Chi aveva dei risparmi da parte, oggi li ha spesi. Io, per esempio, avevo messo da parte un po’ di soldi per i tempi di crisi, ma li ho spesi tutti. Per fortuna ricevo qualche compenso dai giornali con cui collaboro, ma ricevere soldi a Rafah è molto complicato. Alcune banche straniere si rifiutano di effettuare bonifici bancari a Gaza o, in generale, in Palestina. Ma il problema più grande è la mancanza di liquidità, indispensabile per fare la spesa.

A Rafah c’è un’unica banca che funziona, la Bank of Palestine, con due filiali e due sportelli bancomat. Le code davanti agli sportelli sono interminabili. Gli ultimi stipendi sono stati pagati il 10 marzo e oggi, che siamo a fine del mese, c’è sempre la fila. E ancora, i prelievi sono limitati a 1000 o 2000 shekel (da 250 a 500 euro), a seconda del periodo. Quando la banca non ha più shekel, lo sportello eroga dinari giordani, un’altra valuta corrente a Gaza, che però bisogna cambiare sul mercato ad un tasso proibitivo, perdendo quasi il 20%. Si può anche prelevare contanti direttamente dagli uffici di cambio che sfruttano i loro legami con i direttori di banca per fare da intermediari, prendendo una commissione tra il 20 e il 25%.

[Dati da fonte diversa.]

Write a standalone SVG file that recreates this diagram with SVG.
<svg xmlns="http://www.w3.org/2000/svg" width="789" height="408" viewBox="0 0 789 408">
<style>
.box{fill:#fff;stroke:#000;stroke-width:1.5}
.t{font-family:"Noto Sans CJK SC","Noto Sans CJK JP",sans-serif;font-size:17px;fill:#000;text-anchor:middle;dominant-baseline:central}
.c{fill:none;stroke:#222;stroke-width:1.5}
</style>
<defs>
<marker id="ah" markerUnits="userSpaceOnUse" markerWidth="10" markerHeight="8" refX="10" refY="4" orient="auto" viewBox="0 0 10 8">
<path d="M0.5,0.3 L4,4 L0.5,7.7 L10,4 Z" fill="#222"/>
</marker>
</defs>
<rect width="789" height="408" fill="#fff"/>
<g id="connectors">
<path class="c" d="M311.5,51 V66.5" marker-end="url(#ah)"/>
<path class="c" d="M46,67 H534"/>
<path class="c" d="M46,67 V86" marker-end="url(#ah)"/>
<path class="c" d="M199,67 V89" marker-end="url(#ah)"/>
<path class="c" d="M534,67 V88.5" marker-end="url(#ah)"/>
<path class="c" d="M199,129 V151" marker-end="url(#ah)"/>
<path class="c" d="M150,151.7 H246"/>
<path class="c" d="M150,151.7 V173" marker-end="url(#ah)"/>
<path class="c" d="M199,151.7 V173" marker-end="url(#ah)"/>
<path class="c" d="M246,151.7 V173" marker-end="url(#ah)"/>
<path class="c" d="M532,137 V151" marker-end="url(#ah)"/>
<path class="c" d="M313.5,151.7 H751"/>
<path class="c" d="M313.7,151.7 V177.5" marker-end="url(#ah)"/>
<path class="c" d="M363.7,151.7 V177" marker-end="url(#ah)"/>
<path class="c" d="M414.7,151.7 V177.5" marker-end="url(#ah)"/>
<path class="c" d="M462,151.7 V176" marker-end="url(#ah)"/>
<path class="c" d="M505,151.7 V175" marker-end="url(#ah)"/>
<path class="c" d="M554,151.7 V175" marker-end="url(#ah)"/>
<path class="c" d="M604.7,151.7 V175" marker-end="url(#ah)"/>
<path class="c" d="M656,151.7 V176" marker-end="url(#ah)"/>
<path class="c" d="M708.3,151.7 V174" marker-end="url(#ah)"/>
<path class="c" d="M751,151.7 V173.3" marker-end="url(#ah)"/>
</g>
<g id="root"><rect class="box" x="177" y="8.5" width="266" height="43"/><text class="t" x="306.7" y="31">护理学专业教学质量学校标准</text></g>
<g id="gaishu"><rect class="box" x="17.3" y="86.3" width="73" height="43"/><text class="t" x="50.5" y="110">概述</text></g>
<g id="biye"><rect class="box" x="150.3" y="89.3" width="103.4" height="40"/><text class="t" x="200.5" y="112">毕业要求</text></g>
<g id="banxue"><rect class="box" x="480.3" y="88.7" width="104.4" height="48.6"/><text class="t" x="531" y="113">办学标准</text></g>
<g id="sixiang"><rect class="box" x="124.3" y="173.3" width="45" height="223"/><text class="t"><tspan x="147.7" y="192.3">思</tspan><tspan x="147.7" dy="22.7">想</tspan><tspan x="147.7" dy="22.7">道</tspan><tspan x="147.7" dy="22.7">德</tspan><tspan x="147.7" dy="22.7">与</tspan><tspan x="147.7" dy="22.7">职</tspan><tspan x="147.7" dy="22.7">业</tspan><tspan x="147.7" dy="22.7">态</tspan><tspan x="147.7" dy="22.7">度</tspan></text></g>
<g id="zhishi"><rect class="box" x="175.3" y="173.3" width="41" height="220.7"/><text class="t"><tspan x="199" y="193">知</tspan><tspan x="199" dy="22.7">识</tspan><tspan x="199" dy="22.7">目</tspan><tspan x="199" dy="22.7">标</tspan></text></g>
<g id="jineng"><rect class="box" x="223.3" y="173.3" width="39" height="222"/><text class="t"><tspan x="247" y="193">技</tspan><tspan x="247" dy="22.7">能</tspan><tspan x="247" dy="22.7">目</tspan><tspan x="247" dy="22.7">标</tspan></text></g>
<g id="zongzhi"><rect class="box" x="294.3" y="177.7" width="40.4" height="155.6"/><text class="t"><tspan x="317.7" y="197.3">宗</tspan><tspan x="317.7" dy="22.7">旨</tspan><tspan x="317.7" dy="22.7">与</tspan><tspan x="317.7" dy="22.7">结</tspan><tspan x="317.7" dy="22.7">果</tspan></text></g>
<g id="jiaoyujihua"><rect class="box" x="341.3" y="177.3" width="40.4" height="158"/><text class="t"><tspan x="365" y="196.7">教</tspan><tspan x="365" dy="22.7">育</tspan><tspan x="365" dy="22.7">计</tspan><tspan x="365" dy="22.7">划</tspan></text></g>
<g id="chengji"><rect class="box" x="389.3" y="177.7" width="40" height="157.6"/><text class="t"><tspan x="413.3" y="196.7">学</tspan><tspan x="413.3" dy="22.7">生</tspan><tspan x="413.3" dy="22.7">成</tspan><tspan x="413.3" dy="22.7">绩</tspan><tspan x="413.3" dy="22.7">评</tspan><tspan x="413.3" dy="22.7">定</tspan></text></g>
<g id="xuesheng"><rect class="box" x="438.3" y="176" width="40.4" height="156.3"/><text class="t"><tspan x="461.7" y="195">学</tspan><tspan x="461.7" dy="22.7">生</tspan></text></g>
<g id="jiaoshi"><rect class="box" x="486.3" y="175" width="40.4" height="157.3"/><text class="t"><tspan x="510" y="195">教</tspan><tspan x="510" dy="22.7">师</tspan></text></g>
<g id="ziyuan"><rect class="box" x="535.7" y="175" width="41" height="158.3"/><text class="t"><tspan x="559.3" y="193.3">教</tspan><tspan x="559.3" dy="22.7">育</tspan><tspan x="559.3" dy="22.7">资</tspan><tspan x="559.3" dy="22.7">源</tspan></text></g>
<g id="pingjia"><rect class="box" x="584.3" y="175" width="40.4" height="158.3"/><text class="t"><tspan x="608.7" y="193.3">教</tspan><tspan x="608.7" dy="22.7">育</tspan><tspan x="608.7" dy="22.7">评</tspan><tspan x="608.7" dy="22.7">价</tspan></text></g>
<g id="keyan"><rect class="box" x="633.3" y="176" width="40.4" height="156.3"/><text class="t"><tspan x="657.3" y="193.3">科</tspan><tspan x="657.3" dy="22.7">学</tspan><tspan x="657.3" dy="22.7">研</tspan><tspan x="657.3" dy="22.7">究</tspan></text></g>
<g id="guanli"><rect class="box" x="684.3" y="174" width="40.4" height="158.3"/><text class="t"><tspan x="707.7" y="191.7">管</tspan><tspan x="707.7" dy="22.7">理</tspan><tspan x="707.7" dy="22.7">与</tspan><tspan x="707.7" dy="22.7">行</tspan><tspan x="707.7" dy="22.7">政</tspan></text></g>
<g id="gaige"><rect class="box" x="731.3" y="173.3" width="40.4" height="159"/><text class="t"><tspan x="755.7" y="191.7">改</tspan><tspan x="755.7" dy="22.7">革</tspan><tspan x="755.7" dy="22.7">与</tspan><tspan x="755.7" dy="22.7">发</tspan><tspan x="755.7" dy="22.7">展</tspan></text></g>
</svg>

I commercianti hanno sempre meno dollari per acquistare merce in Egitto. Ci sono varie guerre a Gaza. C’è la guerra dei massacri e della carneficina compiuta dall’esercito israeliano, e poi c’è la guerra dei prezzi, dei commercianti e delle banche. La gente qui è davvero stremata dalla miseria, dalla vita in tenda, dalla mancanza di tutto. Pensavo a tutto questo mentre giravo per il quartiere, alla ricerca di qualcosa da comprare. Ho finito per portare a casa un piattino di molokhia2 per l’iftar (il pasto per rompere il digiuno la sera). Per la prima volta dopo sei mesi, siamo riusciti a mangiarlo con il pollo.

Quando ho visto il sorriso di Walid – anche la molokhia gli piace tanto – per me è stata una felicità assoluta. Ho dimenticato la miseria, la guerra, ho dimenticato tutto. Ho pensato solo alla felicità di mio figlio, che stava mangiando quello che gli piaceva. Si dice spesso che i bambini che vogliono mangiare solo ciò che gli piace facciano i capricci. Ebbene, dico a tutti i genitori che qualche volta è necessario fare i capricci.

1Acronimo di nuovo shekel israeliano. [NdT].

2La molokhia (in arabo, mulūkhiyya), è una pianta abbastanza grande, con fiori gialli, simile alla malva, che produce un piccolo numero di semi. Di solito le sue foglie sono usate per preparare una zuppa o uno stufato. [NdT].